• **Task objective**: Copy the data that follows, character for character, minus the pictures.

• **Data segment**:
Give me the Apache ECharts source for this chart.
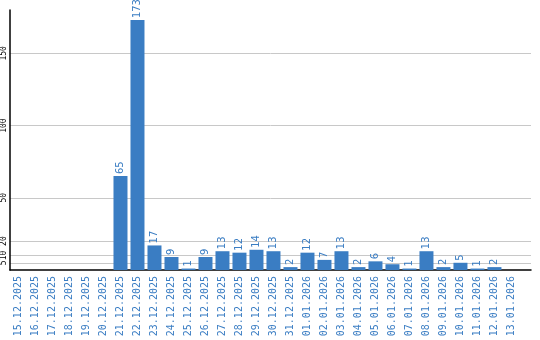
<!DOCTYPE html>
<html><head><meta charset="utf-8">
<script src="https://cdn.jsdelivr.net/npm/echarts@6/dist/echarts.min.js"></script>
<style>html,body{margin:0;padding:0;background:#fff}#c{width:540px;height:340px}</style>
</head><body><div id="c"></div>
<script>
const categories = ["15.12.2025","16.12.2025","17.12.2025","18.12.2025","19.12.2025","20.12.2025","21.12.2025","22.12.2025","23.12.2025","24.12.2025","25.12.2025","26.12.2025","27.12.2025","28.12.2025","29.12.2025","30.12.2025","31.12.2025","01.01.2026","02.01.2026","03.01.2026","04.01.2026","05.01.2026","06.01.2026","07.01.2026","08.01.2026","09.01.2026","10.01.2026","11.01.2026","12.01.2026","13.01.2026"];
const values = [null,null,null,null,null,null,65,173,17,9,1,9,13,12,14,13,2,12,7,13,2,6,4,1,13,2,5,1,2,null];
const yTicks = [5,10,20,50,100,150];
const yMax = 180;
const blue = '#3a7dc3';
const idx = categories.map((c, i) => i);
const chart = echarts.init(document.getElementById('c'));
chart.setOption({
  animation: false,
  grid: {left: 10, right: 9, top: 10, bottom: 70, containLabel: false},
  xAxis: {
    type: 'value', min: -0.5, max: 30.15,
    axisLine: {show: true, onZero: false, lineStyle: {color: '#000', width: 1.5}},
    axisTick: {show: false},
    splitLine: {show: false},
    axisLabel: {rotate: 90, color: blue, fontFamily: 'DejaVu Sans Mono', fontSize: 10, margin: 6,
      customValues: idx, hideOverlap: false, formatter: v => categories[Math.round(v)] || ''}
  },
  yAxis: {
    type: 'value', min: 0, max: yMax,
    axisLine: {show: true, onZero: false, lineStyle: {color: '#000', width: 1.5}},
    axisTick: {show: false},
    splitLine: {show: false},
    axisLabel: {
      rotate: 90, color: '#000', fontFamily: 'DejaVu Sans Mono', fontSize: 8, margin: 2,
      customValues: yTicks, hideOverlap: false, formatter: v => String(v)
    }
  },
  series: [{
    type: 'bar', data: values.map((v, i) => [i, v]), barWidth: 14,
    itemStyle: {color: blue},
    label: {show: true, position: 'top', rotate: 90, align: 'left', verticalAlign: 'middle', distance: 2,
      color: blue, fontFamily: 'DejaVu Sans', fontSize: 10,
      formatter: p => p.value[1] == null ? '' : String(p.value[1])},
    markLine: {
      silent: true, symbol: 'none', z: 0,
      lineStyle: {color: '#c8c8c8', type: 'solid', width: 1},
      label: {show: false},
      data: yTicks.map(t => ({yAxis: t}))
    }
  }]
});
</script></body></html>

• **Expected output**:
Give me the Apache ECharts source for this chart.
<!DOCTYPE html>
<html><head><meta charset="utf-8">
<script src="https://cdn.jsdelivr.net/npm/echarts@6/dist/echarts.min.js"></script>
<style>html,body{margin:0;padding:0;background:#fff}#c{width:540px;height:340px}</style>
</head><body><div id="c"></div>
<script>
const categories = ["15.12.2025","16.12.2025","17.12.2025","18.12.2025","19.12.2025","20.12.2025","21.12.2025","22.12.2025","23.12.2025","24.12.2025","25.12.2025","26.12.2025","27.12.2025","28.12.2025","29.12.2025","30.12.2025","31.12.2025","01.01.2026","02.01.2026","03.01.2026","04.01.2026","05.01.2026","06.01.2026","07.01.2026","08.01.2026","09.01.2026","10.01.2026","11.01.2026","12.01.2026","13.01.2026"];
const values = [null,null,null,null,null,null,65,173,17,9,1,9,13,12,14,13,2,12,7,13,2,6,4,1,13,2,5,1,2,null];
const yTicks = [5,10,20,50,100,150];
const yMax = 180;
const blue = '#3a7dc3';
const idx = categories.map((c, i) => i);
const chart = echarts.init(document.getElementById('c'));
chart.setOption({
  animation: false,
  grid: {left: 10, right: 9, top: 10, bottom: 70, containLabel: false},
  xAxis: {
    type: 'value', min: -0.5, max: 30.15,
    axisLine: {show: true, onZero: false, lineStyle: {color: '#000', width: 1.5}},
    axisTick: {show: false},
    splitLine: {show: false},
    axisLabel: {rotate: 90, color: blue, fontFamily: 'DejaVu Sans Mono', fontSize: 10, margin: 6,
      customValues: idx, hideOverlap: false, formatter: v => categories[Math.round(v)] || ''}
  },
  yAxis: {
    type: 'value', min: 0, max: yMax,
    axisLine: {show: true, onZero: false, lineStyle: {color: '#000', width: 1.5}},
    axisTick: {show: false},
    splitLine: {show: false},
    axisLabel: {
      rotate: 90, color: '#000', fontFamily: 'DejaVu Sans Mono', fontSize: 8, margin: 2,
      customValues: yTicks, hideOverlap: false, formatter: v => String(v)
    }
  },
  series: [{
    type: 'bar', data: values.map((v, i) => [i, v]), barWidth: 14,
    itemStyle: {color: blue},
    label: {show: true, position: 'top', rotate: 90, align: 'left', verticalAlign: 'middle', distance: 2,
      color: blue, fontFamily: 'DejaVu Sans', fontSize: 10,
      formatter: p => p.value[1] == null ? '' : String(p.value[1])},
    markLine: {
      silent: true, symbol: 'none', z: 0,
      lineStyle: {color: '#c8c8c8', type: 'solid', width: 1},
      label: {show: false},
      data: yTicks.map(t => ({yAxis: t}))
    }
  }]
});
</script></body></html>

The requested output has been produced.